### GIVEN REQUEST
Taking the data below, please print only the lines from the line holding "Generate a LaTeX" to the line holding "(t0) at (21,45)", inclusive, with pictures omitted.

### EXTRACTED DATA
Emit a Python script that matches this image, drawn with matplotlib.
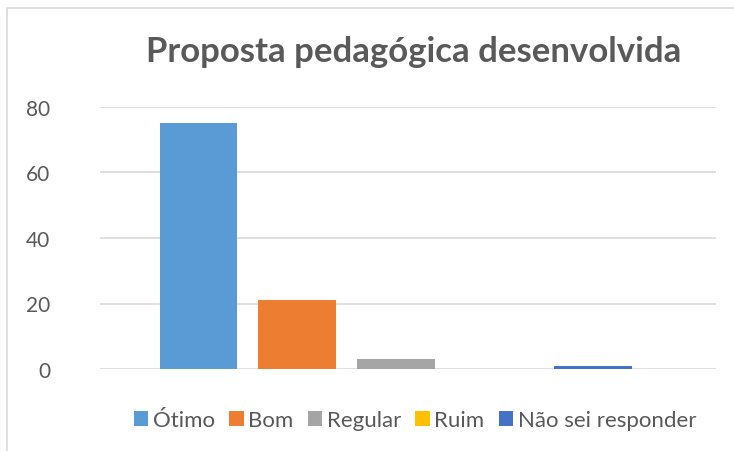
import matplotlib.pyplot as plt
from matplotlib.patches import Rectangle
import numpy as np

plt.rcParams['font.family'] = ['Lato', 'DejaVu Sans']

# data
categories = ['Ótimo', 'Bom', 'Regular', 'Ruim', 'Não sei responder']
values = [75, 21, 3, 0, 1]
colors = ['#5B9BD5', '#ED7D31', '#A5A5A5', '#FFC000', '#4472C4']
yticks = [0, 20, 40, 60, 80]

fig = plt.figure(figsize=(7.34, 4.52), dpi=100)
ax = fig.add_axes([100 / 734, 82 / 452, 616 / 734, 262 / 452])

x = np.arange(len(categories))
for i in range(len(categories)):
    ax.bar(x[i], values[i], width=0.79, color=colors[i], label=categories[i], zorder=3)

ax.set_xlim(-1.0, 5.25)
ax.set_ylim(0, 80)
ax.set_yticks(yticks)
ax.set_xticks([])
ax.grid(axis='y', color='#D9D9D9', linewidth=1.2, zorder=0)
ax.tick_params(axis='y', length=0, labelsize=15, labelcolor='#595959')
for t in ax.yaxis.get_major_ticks():
    t.set_pad(36)
for s in ax.spines.values():
    s.set_visible(False)

fig.text(414 / 734, 1 - 52 / 452, 'Proposta pedagógica desenvolvida',
         ha='center', va='center', fontsize=25, fontweight='bold', color='#595959')

fig.legend(loc='center', bbox_to_anchor=(415 / 734, 1 - 421 / 452), ncol=5,
           frameon=False, fontsize=16, handlelength=0.65, handleheight=0.65,
           handletextpad=0.2, columnspacing=0.65, labelcolor='#595959')

# outer chart border
fig.patches.append(Rectangle((7 / 734, -0.1), 1.1, 1 - 9 / 452 + 0.1,
                             transform=fig.transFigure, fill=False,
                             edgecolor='#D9D9D9', linewidth=1.2))

fig.savefig('out.png', dpi=100)
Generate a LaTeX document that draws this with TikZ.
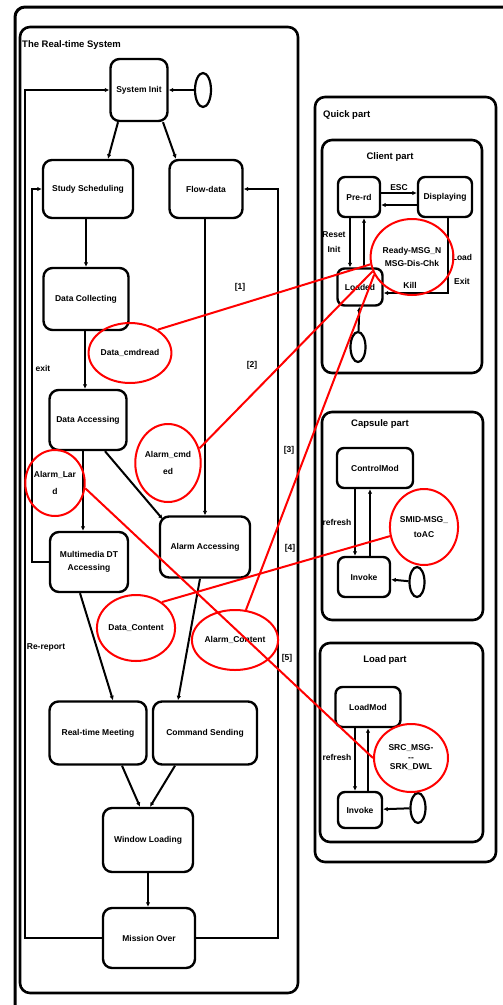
\documentclass[tikz,border=0pt]{standalone}
\usepackage{fontspec}
\usetikzlibrary{shapes.geometric,arrows.meta}
\newfontfamily\lblfont{Liberation Sans}
\newcommand\lbl{\lblfont\bfseries\fontsize{8.5}{9.5}\selectfont}
\newcommand\ttl{\lblfont\bfseries\fontsize{9.5}{10.5}\selectfont}
\tikzset{
 st/.style={draw, line width=2.4pt, rounded corners=9pt, align=center, font=\lbl, inner sep=1pt},
 msg/.style={draw=red, line width=2pt, ellipse, align=center, font=\lbl, inner sep=0pt},
 initst/.style={draw, line width=2.2pt, ellipse, minimum width=16pt, minimum height=34pt, inner sep=0pt},
 frame/.style={draw, line width=2.6pt, rounded corners=10pt},
 tr/.style={line width=2pt, -{Latex[length=4.5pt,width=4.5pt]}},
 rl/.style={red, line width=2pt},
 lab/.style={font=\lbl, inner sep=1pt, align=center},
 ttlab/.style={font=\ttl, inner sep=1pt, anchor=west}
}
\begin{document}
\begin{tikzpicture}[x=1pt,y=-1pt]
\useasboundingbox (0,0) rectangle (503,1005);
\clip (0,0) rectangle (503,1005);
% outer frames
\draw[frame, line width=3pt] (15,7) rectangle (540,1025);
\draw[frame] (20,27) rectangle (298,993);
\node[ttlab] (t0) at (21,45) {The Real-time System};

% left system states
\node[st, minimum width=57pt, minimum height=62pt] (init) at (139,90) {System Init};
\node[initst] (i0) at (203,90) {};
\draw[tr] (i0) -- (init);
\node[st, minimum width=90pt, minimum height=58pt] (study) at (88,189) {Study Scheduling};
\node[st, minimum width=73pt, minimum height=58pt] (flow) at (206,189) {Flow-data};
\draw[tr] ([xshift=-21pt]init.south) -- ([xshift=20pt]study.north);
\draw[tr] ([xshift=24pt]init.south) -- ([xshift=-30pt]flow.north);
\node[st, minimum width=85pt, minimum height=62pt] (dc) at (86,299) {Data Collecting};
\draw[tr] ([xshift=-2pt]study.south) -- ([xshift=-2pt]study.south |- dc.north);
\node[st, minimum width=77pt, minimum height=60pt] (da) at (88,420) {Data Accessing};
\draw[tr] ([xshift=-1pt]dc.south) -- ([xshift=-1pt]dc.south |- da.north);
\node[st, minimum width=78pt, minimum height=60pt] (mm) at (89,562) {Multimedia DT\\[4pt]Accessing};
\draw[tr] ([xshift=-5pt]da.south) -- ([xshift=-5pt]da.south |- mm.north);
\node[st, minimum width=90pt, minimum height=61pt] (aa) at (205,547) {Alarm Accessing};
\draw[tr] ([xshift=17pt]da.south) -- ([xshift=4pt,yshift=-4pt]aa.north west);
\draw[tr] ([xshift=-1pt]flow.south) -- ([xshift=-1pt]flow.south |- aa.north);
\node[st, minimum width=97pt, minimum height=63pt] (rtm) at (98,733) {Real-time Meeting};
\node[st, minimum width=104pt, minimum height=63pt] (cs) at (205,733) {Command Sending};
\draw[tr] ([xshift=-9pt]mm.south) -- ([xshift=15pt]rtm.north);
\draw[tr] ([xshift=-5pt]aa.south) -- ([xshift=-27pt]cs.north);
\node[st, minimum width=90pt, minimum height=64pt] (wl) at (148,840) {Window Loading};
\draw[tr] ([xshift=24pt]rtm.south) -- ([xshift=-8pt]wl.north);
\draw[tr] ([xshift=-30pt]cs.south) -- ([xshift=2pt]wl.north);
\node[st, minimum width=92pt, minimum height=60pt] (mo) at (149,938) {Mission Over};
\draw[tr] (wl.south) -- (wl.south |- mo.north);
% loops
\coordinate (cl) at (25,938);
\coordinate (cr) at (278,938);
\draw[tr] (mo.west) -- (cl) |- (init.west);
\draw[tr] (mo.east) -- (cr) |- (flow.east);
\coordinate (ce) at (32,562);
\draw[tr] (mm.west) -- (ce) |- (study.west);
\node[lab] (exitl) at (43,368) {exit};
\node[lab] (rep) at (46,647) {Re-report};
\node[lab] (n1) at (240,287) {[1]};
\node[lab] (n2) at (252,365) {[2]};
\node[lab] (n3) at (289,450) {[3]};
\node[lab] (n4) at (290,548) {[4]};
\node[lab] (n5) at (287,658) {[5]};

% messages (red)
\node[msg, minimum width=72pt, minimum height=60pt] (m1) at (130,353) {Data\_cmdread};
\node[msg, minimum width=56pt, minimum height=78pt] (m2) at (168,463) {Alarm\_cmd\\[8pt]ed};
\node[msg, minimum width=44pt, minimum height=66pt] (m3) at (55,483) {Alarm\_Lar\\[8pt]d};
\node[msg, minimum width=78pt, minimum height=66pt] (m4) at (136,628) {Data\_Content};
\node[msg, minimum width=84pt, minimum height=60pt] (m5) at (235,640) {Alarm\_Content};

% right side
\draw[frame] (315,97) rectangle (496,862);
\node[ttlab] (t1) at (322,115) {Quick part};

% client part
\draw[frame] (322,140) rectangle (482,373);
\node[lab, font=\ttl] (t2) at (390,157) {Client part};
\node[st, minimum width=42pt, minimum height=40pt, rounded corners=7pt] (pre) at (359,197) {Pre-rd};
\node[st, minimum width=54pt, minimum height=40pt, rounded corners=7pt] (disp) at (445,197) {Displaying};
\node[st, minimum width=45pt, minimum height=37pt, rounded corners=7pt] (idle) at (360,287) {Loaded};
\draw[tr] ([yshift=4pt]pre.east) -- node[lab, above] {ESC} ([yshift=4pt]disp.west);
\draw[tr] ([yshift=-8pt]disp.west) -- ([yshift=-8pt]pre.east);
\draw[tr] ([xshift=-9pt]pre.south) -- ([xshift=-9pt]pre.south |- idle.north);
\draw[tr] ([xshift=4pt]idle.north) -- ([xshift=4pt]idle.north |- pre.south);
\node[lab] (rst) at (334,242) {Reset\\[6pt]Init};
\draw[tr] ([xshift=3pt]disp.south) |- ([yshift=-6pt]idle.east);
\node[lab] (kill) at (410,285) {Kill};
\node[lab] (ld) at (462,257) {Load};
\node[lab] (ex) at (462,281) {Exit};
\node[initst, minimum width=15pt, minimum height=30pt] (i1) at (358,347) {};
\draw[tr] (i1) -- (idle);
\node[msg, minimum width=72pt, minimum height=76pt] (m6) at (412,257) {Ready-MSG\_N\\[4pt]MSG-Dis-Chk};

% capsule part
\draw[frame] (322,412) rectangle (483,620);
\node[lab, font=\ttl] (t3) at (380,424) {Capsule part};
\node[st, minimum width=76pt, minimum height=40pt, rounded corners=7pt] (ctrl) at (375,468) {ControlMod};
\node[st, minimum width=52pt, minimum height=40pt, rounded corners=7pt] (inv1) at (364,577) {Invoke};
\node[initst, minimum width=15pt, minimum height=30pt] (i2) at (417,582) {};
\draw[tr] (i2) -- (inv1);
\draw[tr] ([xshift=-20pt]ctrl.south) -- ([xshift=-9pt]inv1.north);
\draw[tr] ([xshift=6pt]inv1.north) -- ([xshift=-5pt]ctrl.south);
\node[lab] (rf1) at (337,522) {refresh};
\node[msg, minimum width=68pt, minimum height=76pt] (m7) at (424,527) {SMID-MSG\_\\[6pt]toAC};

% load part
\draw[frame] (320,643) rectangle (483,842);
\node[lab, font=\ttl] (t4) at (385,660) {Load part};
\node[st, minimum width=65pt, minimum height=40pt, rounded corners=7pt] (lm) at (368,707) {LoadMod};
\node[st, minimum width=44pt, minimum height=36pt, rounded corners=7pt] (inv2) at (360,810) {Invoke};
\node[initst, minimum width=15pt, minimum height=30pt] (i3) at (418,808) {};
\draw[tr] (i3) -- (inv2);
\draw[tr] ([xshift=-13pt]lm.south) -- ([xshift=-5pt]inv2.north);
\draw[tr] ([xshift=8pt]inv2.north) -- ([xshift=0pt]lm.south);
\node[lab] (rf2) at (337,757) {refresh};
\node[msg, minimum width=74pt, minimum height=68pt] (m8) at (411,758) {SRC\_MSG-\\--\\SRK\_DWL};

% red connectors
\draw[rl] (m1.40) -- (m6.190);
\draw[rl] (m2.25) -- (m6.200);
\draw[rl] (m5.70) -- (m6.205);
\draw[rl] (m4.45) -- (m7.195);
\draw[rl] (m3.-10) -- (m8.west);
\end{tikzpicture}
\end{document}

### REPLY
Generate a LaTeX document that draws this with TikZ.
\documentclass[tikz,border=0pt]{standalone}
\usepackage{fontspec}
\usetikzlibrary{shapes.geometric,arrows.meta}
\newfontfamily\lblfont{Liberation Sans}
\newcommand\lbl{\lblfont\bfseries\fontsize{8.5}{9.5}\selectfont}
\newcommand\ttl{\lblfont\bfseries\fontsize{9.5}{10.5}\selectfont}
\tikzset{
 st/.style={draw, line width=2.4pt, rounded corners=9pt, align=center, font=\lbl, inner sep=1pt},
 msg/.style={draw=red, line width=2pt, ellipse, align=center, font=\lbl, inner sep=0pt},
 initst/.style={draw, line width=2.2pt, ellipse, minimum width=16pt, minimum height=34pt, inner sep=0pt},
 frame/.style={draw, line width=2.6pt, rounded corners=10pt},
 tr/.style={line width=2pt, -{Latex[length=4.5pt,width=4.5pt]}},
 rl/.style={red, line width=2pt},
 lab/.style={font=\lbl, inner sep=1pt, align=center},
 ttlab/.style={font=\ttl, inner sep=1pt, anchor=west}
}
\begin{document}
\begin{tikzpicture}[x=1pt,y=-1pt]
\useasboundingbox (0,0) rectangle (503,1005);
\clip (0,0) rectangle (503,1005);
% outer frames
\draw[frame, line width=3pt] (15,7) rectangle (540,1025);
\draw[frame] (20,27) rectangle (298,993);
\node[ttlab] (t0) at (21,45) {The Real-time System};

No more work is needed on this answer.